Failure Demand

Failure demand is demand caused by a failure to do something or do something right for the customer.” - John Seddon 2009

All work a team does comes from some source of “demand”. These can be new features requested by a customer or the Product Owner. They can also be defect reports, usability issues, and a whole host more. Some of these requests (“demand”) are adding new value, and some of these are making up for past problems - the failure demand.

When we see service and product teams dealing with a high volume of requests, it can be very instructive to look, roughly, at how much of the work comes from new value requests and how much is the failure of the system/product to meet the customer’s needs in the first place. With some operations teams, over 80% of their work effort is spent dealing with failure demand. In situations like this, attempting to improve other parts of the system without addressing the failure demand is a waste of time.

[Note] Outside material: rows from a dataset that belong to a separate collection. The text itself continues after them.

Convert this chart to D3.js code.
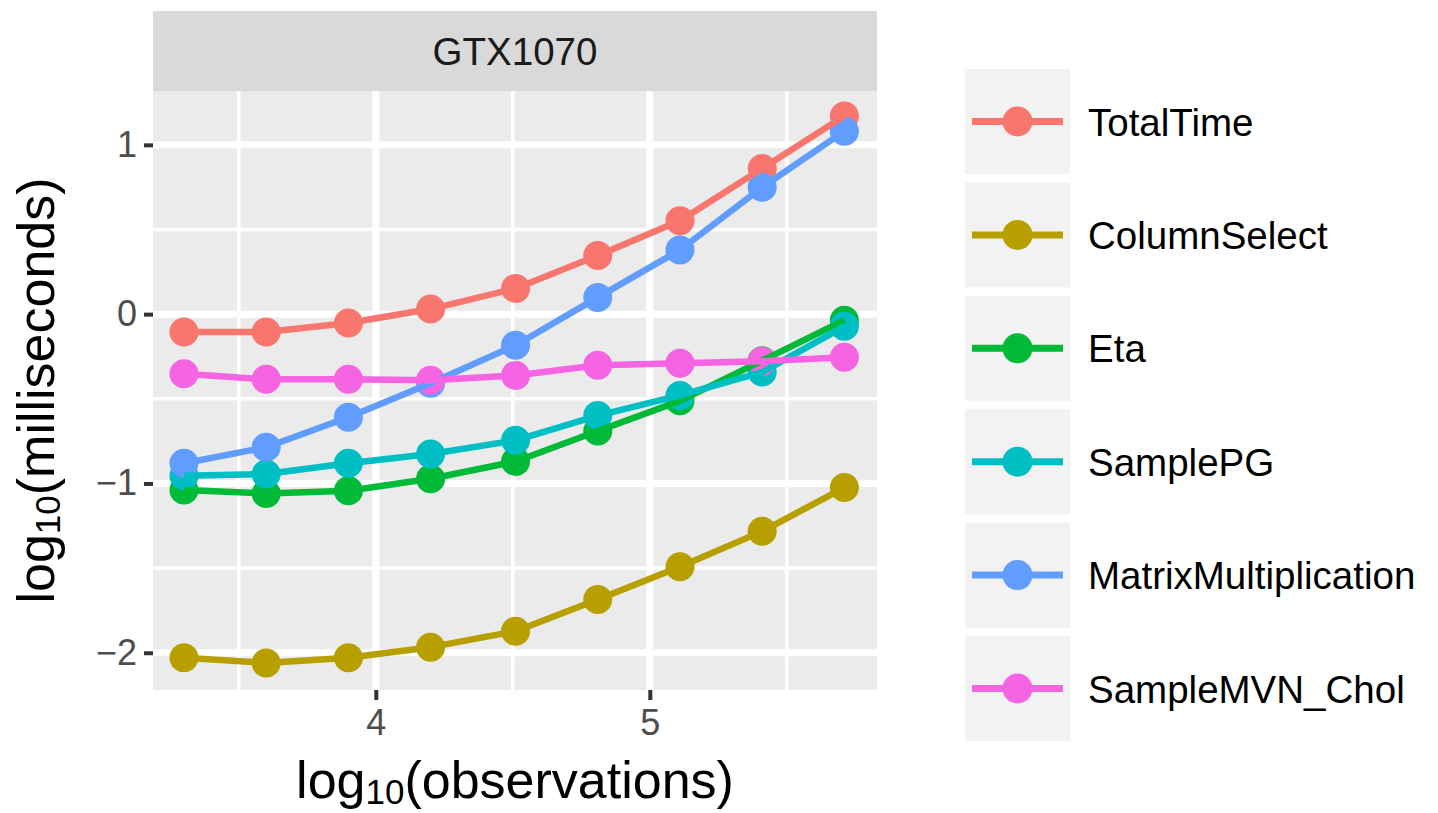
<!DOCTYPE html>
<html>
<head>
<meta charset="utf-8">
<script src="https://cdn.jsdelivr.net/npm/d3@7"></script>
<style>
  html, body { margin: 0; padding: 0; background: #fff; }
  svg { display: block; font-family: "Liberation Sans", Arial, Helvetica, sans-serif; }
</style>
</head>
<body>
<svg id="chart" width="1438" height="813"></svg>
<script>
// log10(observations) at each benchmark size
const logObservations = [3.30, 3.60, 3.90, 4.20, 4.51, 4.81, 5.11, 5.41, 5.71];

// log10(milliseconds) per timed component
const seriesNames = ["TotalTime", "ColumnSelect", "Eta", "SamplePG", "MatrixMultiplication", "SampleMVN_Chol"];
const totalTime        = [-0.105, -0.105, -0.052, 0.030, 0.152, 0.346, 0.551, 0.860, 1.170];
const columnSelect     = [-2.030, -2.060, -2.030, -1.967, -1.873, -1.685, -1.492, -1.283, -1.024];
const eta              = [-1.039, -1.059, -1.043, -0.972, -0.870, -0.690, -0.512, -0.275, -0.036];
const samplePG         = [-0.954, -0.944, -0.881, -0.826, -0.745, -0.599, -0.480, -0.342, -0.072];
const matrixMult       = [-0.881, -0.786, -0.609, -0.408, -0.184, 0.099, 0.379, 0.749, 1.081];
const sampleMVNChol    = [-0.352, -0.385, -0.385, -0.390, -0.362, -0.302, -0.290, -0.278, -0.254];
const seriesValues = [totalTime, columnSelect, eta, samplePG, matrixMult, sampleMVNChol];
const seriesColors = ["#F8766D", "#B79F00", "#00BA38", "#00BFC4", "#619CFF", "#F564E3"];

// axis ticks
const xMajorTicks = [4, 5];
const xMinorTicks = [3.5, 4.5, 5.5];
const yMajorTicks = [-2, -1, 0, 1];
const yMinorTicks = [-1.5, -0.5, 0.5];
const facetLabel = "GTX1070";

const svg = d3.select("#chart");

// panel geometry
const panel = { left: 153, right: 877, top: 91, bottom: 690 };
const strip = { top: 11, bottom: 91 };

const x = d3.scaleLinear().domain([3.187, 5.829]).range([panel.left, panel.right]);
const y = d3.scaleLinear().domain([-2.22, 1.318]).range([panel.bottom, panel.top]);

// facet strip
svg.append("rect")
  .attr("x", panel.left).attr("y", strip.top)
  .attr("width", panel.right - panel.left).attr("height", strip.bottom - strip.top)
  .attr("fill", "#D9D9D9");
svg.append("text")
  .attr("x", (panel.left + panel.right) / 2).attr("y", 65)
  .attr("text-anchor", "middle")
  .attr("font-size", 38.5).attr("fill", "#1A1A1A")
  .text(facetLabel);

// panel background
svg.append("rect")
  .attr("x", panel.left).attr("y", panel.top)
  .attr("width", panel.right - panel.left).attr("height", panel.bottom - panel.top)
  .attr("fill", "#EBEBEB");

const grid = svg.append("g");
// minor grid
grid.selectAll(".xminor").data(xMinorTicks).join("line")
  .attr("x1", d => x(d)).attr("x2", d => x(d))
  .attr("y1", panel.top).attr("y2", panel.bottom)
  .attr("stroke", "#fff").attr("stroke-width", 3.6);
grid.selectAll(".yminor").data(yMinorTicks).join("line")
  .attr("y1", d => y(d)).attr("y2", d => y(d))
  .attr("x1", panel.left).attr("x2", panel.right)
  .attr("stroke", "#fff").attr("stroke-width", 3.6);
// major grid
grid.selectAll(".xmajor").data(xMajorTicks).join("line")
  .attr("x1", d => x(d)).attr("x2", d => x(d))
  .attr("y1", panel.top).attr("y2", panel.bottom)
  .attr("stroke", "#fff").attr("stroke-width", 7);
grid.selectAll(".ymajor").data(yMajorTicks).join("line")
  .attr("y1", d => y(d)).attr("y2", d => y(d))
  .attr("x1", panel.left).attr("x2", panel.right)
  .attr("stroke", "#fff").attr("stroke-width", 7);

// data
const series = seriesNames.map((name, i) => ({
  name,
  color: seriesColors[i],
  points: logObservations.map((lx, j) => ({ x: lx, y: seriesValues[i][j] }))
}));

const plot = svg.append("g");
const line = d3.line().x(d => x(d.x)).y(d => y(d.y));

// points first, then lines over them
series.forEach(s => {
  plot.append("g").selectAll("circle").data(s.points).join("circle")
    .attr("cx", d => x(d.x)).attr("cy", d => y(d.y))
    .attr("r", 14.5).attr("fill", s.color);
});
series.forEach(s => {
  plot.append("path").datum(s.points)
    .attr("d", line)
    .attr("fill", "none").attr("stroke", s.color)
    .attr("stroke-width", 6.5).attr("stroke-linejoin", "round");
});

// axes
const fmt = d => d3.format("d")(d).replace("-", "\u2212");
const yAxis = svg.append("g")
  .attr("transform", `translate(${panel.left},0)`)
  .call(d3.axisLeft(y).tickValues(yMajorTicks).tickFormat(fmt).tickSize(9).tickPadding(7));
const xAxis = svg.append("g")
  .attr("transform", `translate(0,${panel.bottom})`)
  .call(d3.axisBottom(x).tickValues(xMajorTicks).tickFormat(fmt).tickSize(10).tickPadding(9));
[yAxis, xAxis].forEach(a => {
  a.select(".domain").remove();
  a.selectAll(".tick line").attr("stroke", "#333333").attr("stroke-width", 4);
  a.selectAll(".tick text")
    .attr("fill", "#4D4D4D").attr("font-size", 36)
    .attr("font-family", "Liberation Sans, Arial, sans-serif");
});

// axis titles with subscripted 10
function titleWithSub(sel, base, rest) {
  sel.append("tspan").text(base);
  sel.append("tspan").attr("font-size", 35).attr("dy", 6).text("10");
  sel.append("tspan").attr("dy", -6).text(rest);
}
const xTitle = svg.append("text")
  .attr("x", (panel.left + panel.right) / 2).attr("y", 798)
  .attr("text-anchor", "middle").attr("font-size", 52).attr("fill", "#000");
titleWithSub(xTitle, "log", "(observations)");

const yTitle = svg.append("text")
  .attr("transform", `translate(54,${(panel.top + panel.bottom) / 2}) rotate(-90)`)
  .attr("text-anchor", "middle").attr("font-size", 52).attr("fill", "#000");
titleWithSub(yTitle, "log", "(milliseconds)");

// legend
const legend = svg.append("g");
const keyX = 965, keyW = 105, keyH = 105, keyTop = 69, keyStep = 113.4;
series.forEach((s, i) => {
  const g = legend.append("g").attr("transform", `translate(${keyX},${keyTop + i * keyStep})`);
  g.append("rect").attr("width", keyW).attr("height", keyH).attr("fill", "#F2F2F2");
  g.append("circle").attr("cx", keyW / 2).attr("cy", keyH / 2).attr("r", 15).attr("fill", s.color);
  g.append("line")
    .attr("x1", 7).attr("x2", keyW - 7)
    .attr("y1", keyH / 2).attr("y2", keyH / 2)
    .attr("stroke", s.color).attr("stroke-width", 7);
  g.append("text")
    .attr("x", 1088 - keyX).attr("y", keyH / 2 + 14)
    .attr("font-size", 38.5).attr("fill", "#000")
    .text(s.name);
});
</script>
</body>
</html>
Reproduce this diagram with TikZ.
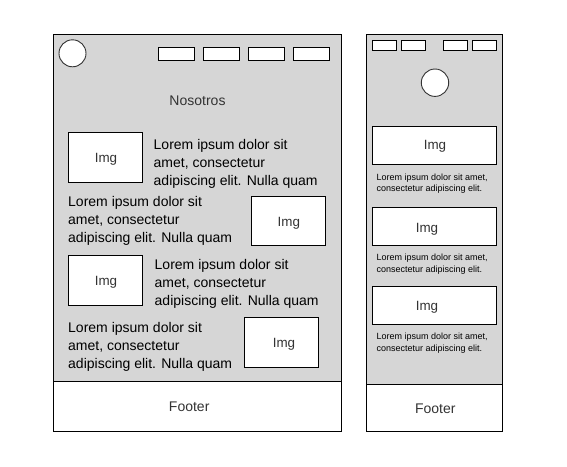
\documentclass[tikz,border=0pt]{standalone}
\usepackage{fontspec}
\setmainfont{Liberation Sans}
\definecolor{panelgray}{RGB}{214,214,214}
\definecolor{labelgray}{RGB}{51,51,51}
\begin{document}
\begin{tikzpicture}[x=1pt,y=-1pt,
  panel/.style={draw=black, line width=1pt, fill=panelgray, inner sep=0pt},
  whitebox/.style={draw=black, line width=1pt, fill=white, inner sep=0pt},
  navbox/.style={whitebox, line width=0.9pt},
  logo/.style={circle, draw=labelgray, line width=0.9pt, fill=white, inner sep=0pt},
  lbl/.style={font=\fontsize{14}{16}\selectfont, text=labelgray, inner sep=0pt, text height=10pt, text depth=0pt},
  imglbl/.style={lbl, font=\fontsize{13.4}{16}\selectfont, text height=9.6pt},
  lorem/.style={font=\fontsize{14}{18}\selectfont, text=black, inner sep=0pt, anchor=base west},
  small/.style={font=\fontsize{9}{11}\selectfont, text=black, inner sep=0pt, anchor=base west}]
\useasboundingbox (0,0) rectangle (567,466);
\fill[white] (0,0) rectangle (567,466);

% ---------- left (desktop) ----------
\node[panel, minimum width=288pt, minimum height=347pt] (lbody) at (197,207.5) {};
\node[whitebox, minimum width=288pt, minimum height=50pt] (lfoot) at (197,406) {};
\node[lbl] (lfootlbl) at (189.2,406) {Footer};
\node[logo, minimum size=27pt] (llogo) at (72.5,53.3) {};
\foreach \i/\cx in {1/176.2,2/221.2,3/266.2,4/311.2}
  \node[navbox, minimum width=35.5pt, minimum height=13pt] (lnav\i) at (\cx,54.2) {};
\node[lbl] (ltitle) at (197.5,100.8) {Nosotros};

\node[whitebox, minimum width=74pt, minimum height=49.7pt] (limg1) at (105.3,157.2) {};
\node[whitebox, minimum width=74.4pt, minimum height=49.3pt] (limg2) at (288.5,221.3) {};
\node[whitebox, minimum width=74pt, minimum height=49.6pt] (limg3) at (105.3,280.5) {};
\node[whitebox, minimum width=74pt, minimum height=50pt] (limg4) at (281.3,342.3) {};
\node[imglbl] (limg1l) at ([xshift=0.7pt]limg1.center) {Img};
\node[imglbl] (limg2l) at ([xshift=0.3pt,yshift=-0.8pt]limg2.center) {Img};
\node[imglbl] (limg3l) at ([xshift=0.7pt]limg3.center) {Img};
\node[imglbl] (limg4l) at ([xshift=2.7pt]limg4.center) {Img};

\node[lorem] (lt1a) at (153.5,149) {Lorem ipsum dolor sit};
\node[lorem] (lt1b) at (153.5,167) {amet, consectetur};
\node[lorem] (lt1c) at (153.5,185) {adipiscing elit. Nulla quam};

\node[lorem] (lt2a) at (68,206.5) {Lorem ipsum dolor sit};
\node[lorem] (lt2b) at (68,224.5) {amet, consectetur};
\node[lorem] (lt2c) at (68,242.5) {adipiscing elit. Nulla quam};

\node[lorem] (lt3a) at (154.5,269.3) {Lorem ipsum dolor sit};
\node[lorem] (lt3b) at (154.5,287.3) {amet, consectetur};
\node[lorem] (lt3c) at (154.5,305.3) {adipiscing elit. Nulla quam};

\node[lorem] (lt4a) at (68,332.7) {Lorem ipsum dolor sit};
\node[lorem] (lt4b) at (68,350.7) {amet, consectetur};
\node[lorem] (lt4c) at (68,368.7) {adipiscing elit. Nulla quam};

% ---------- right (mobile) ----------
\node[panel, minimum width=136pt, minimum height=350pt] (rbody) at (434.7,209) {};
\node[whitebox, minimum width=136pt, minimum height=47pt] (rfoot) at (434.7,407.5) {};
\node[lbl] (rfootlbl) at (435.3,408) {Footer};
\foreach \i/\cx in {1/384.2,2/413.4,3/455.3,4/484.5}
  \node[navbox, minimum width=24pt, minimum height=10.7pt] (rnav\i) at (\cx,45.3) {};
\node[logo, minimum size=27.4pt] (rlogo) at (435,82.7) {};

\node[whitebox, minimum width=124.4pt, minimum height=38pt] (rimg1) at (434.5,145) {};
\node[whitebox, minimum width=124.4pt, minimum height=37.7pt] (rimg2) at (434.5,226.2) {};
\node[whitebox, minimum width=124.4pt, minimum height=38.3pt] (rimg3) at (434.5,305.2) {};
\node[imglbl] (rimg1l) at ([xshift=0.5pt]rimg1.center) {Img};
\node[imglbl] (rimg2l) at ([xshift=-7.5pt,yshift=-1.6pt]rimg2.center) {Img};
\node[imglbl] (rimg3l) at ([xshift=-7.5pt,yshift=-0.8pt]rimg3.center) {Img};

\node[small] (rt1a) at (376.5,180) {Lorem ipsum dolor sit amet,};
\node[small] (rt1b) at (376.5,191.5) {consectetur adipiscing elit.};
\node[small] (rt2a) at (376.5,260.5) {Lorem ipsum dolor sit amet,};
\node[small] (rt2b) at (376.5,272) {consectetur adipiscing elit.};
\node[small] (rt3a) at (376.5,339.7) {Lorem ipsum dolor sit amet,};
\node[small] (rt3b) at (376.5,351.2) {consectetur adipiscing elit.};
\end{tikzpicture}
\end{document}
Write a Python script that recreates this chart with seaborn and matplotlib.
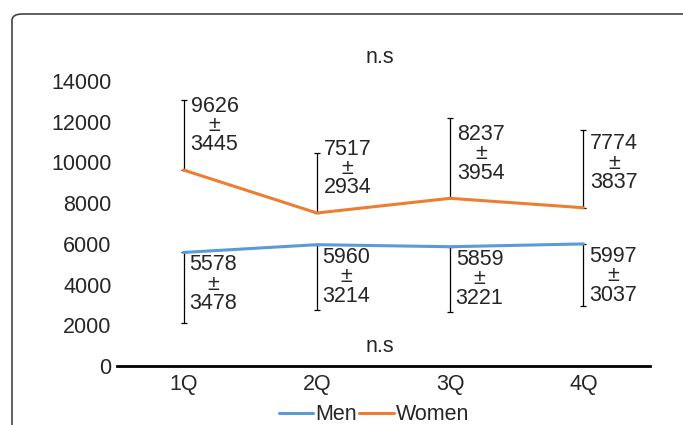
import numpy as np
import pandas as pd
import seaborn as sns
import matplotlib.pyplot as plt
from matplotlib.patches import FancyBboxPatch

sns.set_style('white')
plt.rcParams['font.family'] = ['Liberation Sans', 'DejaVu Sans']

# 数据
quarters = ['1Q', '2Q', '3Q', '4Q']
men_mean = [5578, 5960, 5859, 5997]
men_sd = [3478, 3214, 3221, 3037]
women_mean = [9626, 7517, 8237, 7774]
women_sd = [3445, 2934, 3954, 3837]

df = pd.DataFrame({
    'quarter': quarters * 2,
    'value': men_mean + women_mean,
    'group': ['Men'] * 4 + ['Women'] * 4,
})

blue = '#5B9BD5'
orange = '#ED7D31'
fs = 15.5

fig = plt.figure(figsize=(6.83, 4.25), dpi=100)
ax = fig.add_axes([117 / 683, 1 - 366 / 425, 533 / 683, 285 / 425])

# 外框（圆角）
box = FancyBboxPatch((12 / 683, -0.2), 1.2, 1 - 14 / 425 + 0.2,
                     boxstyle='round,pad=0,rounding_size=0.015',
                     transform=fig.transFigure, fill=False,
                     edgecolor='#444444', linewidth=1.2, clip_on=False)
fig.patches.append(box)

x = np.arange(len(quarters))

# 误差线：女性向上，男性向下
ax.errorbar(x, women_mean, yerr=[np.zeros(4), women_sd], fmt='none',
            ecolor='black', elinewidth=0.9, capsize=2.5, capthick=0.9, zorder=2)
ax.errorbar(x, men_mean, yerr=[men_sd, np.zeros(4)], fmt='none',
            ecolor='black', elinewidth=0.9, capsize=2.5, capthick=0.9, zorder=2)

sns.lineplot(data=df, x='quarter', y='value', hue='group',
             palette={'Men': blue, 'Women': orange}, linewidth=2.2,
             ax=ax, zorder=3, sort=False)

# 数值标注
for i in range(4):
    ax.annotate(f'{women_mean[i]}\n±\n{women_sd[i]}', (x[i], women_mean[i]),
                xytext=(5, 32), textcoords='offset points',
                ha='left', va='center', multialignment='center',
                fontsize=fs, linespacing=0.9)
    ax.annotate(f'{men_mean[i]}\n±\n{men_sd[i]}', (x[i], men_mean[i]),
                xytext=(4, -23), textcoords='offset points',
                ha='left', va='center', multialignment='center',
                fontsize=fs, linespacing=0.9)

ax.text(1.47, 15150, 'n.s', ha='center', va='center', fontsize=fs, clip_on=False)
ax.text(1.47, 950, 'n.s', ha='center', va='center', fontsize=fs)

ax.set_xlim(-0.5, 3.5)
ax.set_ylim(0, 14000)
ax.set_yticks(range(0, 14001, 2000))
ax.tick_params(axis='y', length=0, labelsize=fs, pad=4)
ax.tick_params(axis='x', length=0, labelsize=fs, pad=6)
ax.set_xlabel('')
ax.set_ylabel('')
for s in ['top', 'right', 'left']:
    ax.spines[s].set_visible(False)
ax.spines['bottom'].set_color('black')
ax.spines['bottom'].set_linewidth(2.0)

ax.legend_.remove()
handles = [plt.Line2D([], [], color=blue, lw=2.2), plt.Line2D([], [], color=orange, lw=2.2)]
fig.legend(handles, ['Men', 'Women'], loc='center', bbox_to_anchor=(374 / 683, 1 - 415 / 425),
           ncol=2, frameon=False, fontsize=fs, handlelength=1.6, handletextpad=0.1,
           columnspacing=0.1, borderpad=0)

fig.savefig('out.png', dpi=100)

Examples: - When John Seddon coined the phrase, he was working with DEC trying to help them sell more computers over the phone. Ideally, the phone agents would be talking to customers about their computer needs and sell them more computers. In practice, when they talked to customers they discovered the customers wanted help with the existing problems: documentation, billing, missing parts for existing orders. This demand was a **failure** of the system to deliver what was needed. Hence the term “Failure Demand”. - At a pub during high demand periods, the kitchen would often cook the wrong food, undercook it, or burn it. So if the demand was 100 meals, the mistakes the kitchen made meant they might have to cook 150 meals in total. This in turn led to longer delays, customer dissatisfaction and, of course, reduced profits. - An insurance company reshoring (from India to the UK) their call centre discovered 70% of the calls to the call centre came from contract specifications that were too rigid and left agents no room to respond to customer needs.

Seddon (the ideas originator) says to make your measurement a snapshot. Use it to create awareness of the problem, then put the effort into fixing the system, not monitoring.